Solve the following system of linear inequalities by graphing.

x-3y>6
3x+2y>12

For the first equation I came up with y<1/3x+-2 (I flipped the sign because I divided by a negative)

The second equation, y>-3/2x+6

For the graph: could someone explain in detail what side of the line I graph? Thanks!!!!

Plot those lines (y=1/3x -2, and the othera, making the lines dashes.
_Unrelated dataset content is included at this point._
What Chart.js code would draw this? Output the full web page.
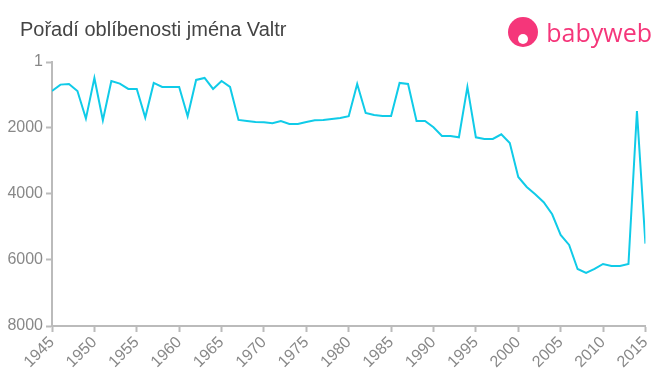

Your solution is the area which is above the second line, and below the first.

To graph the system of linear inequalities, we need to draw the boundary lines for each inequality and shade the appropriate regions based on the given inequality conditions.

For the first inequality x - 3y > 6:

1. Let's rewrite the equation to find the slope-intercept form (y = mx + b).
x - 3y > 6
-3y > -x + 6
Divide both sides by -3, and remember to reverse the inequality sign:
y < (1/3)x - 2

2. Start by graphing the boundary line, which is the equation y = (1/3)x - 2.
To do this:
- Choose two x-values, such as x = 0 and x = 3.
- Plug them into the equation to find the corresponding y-values:
For x = 0, y = (1/3)(0) - 2 = -2
For x = 3, y = (1/3)(3) - 2 = -1
- Plot the points (0, -2) and (3, -1), and draw a line through them.

3. Now, determine which side of the line to shade. Since the inequality is y < (1/3)x - 2, we shade below the line.

For the second inequality 3x + 2y > 12:

1. Solve the equation for y to obtain the slope-intercept form:
3x + 2y > 12
2y > -3x + 12
Divide both sides by 2 and reverse the inequality sign:
y > (-3/2)x + 6

2. Graph the boundary line, which is the equation y = (-3/2)x + 6.
Following similar steps as before, choose two x-values, substitute them into the equation, plot the corresponding points, and draw a line through them.

3. The inequality is y > (-3/2)x + 6, so we shade above the line.

Finally, shade the appropriate regions for each inequality on the graph, considering the directions discussed earlier. The region that is shaded by both inequalities will be the solution to the system of linear inequalities.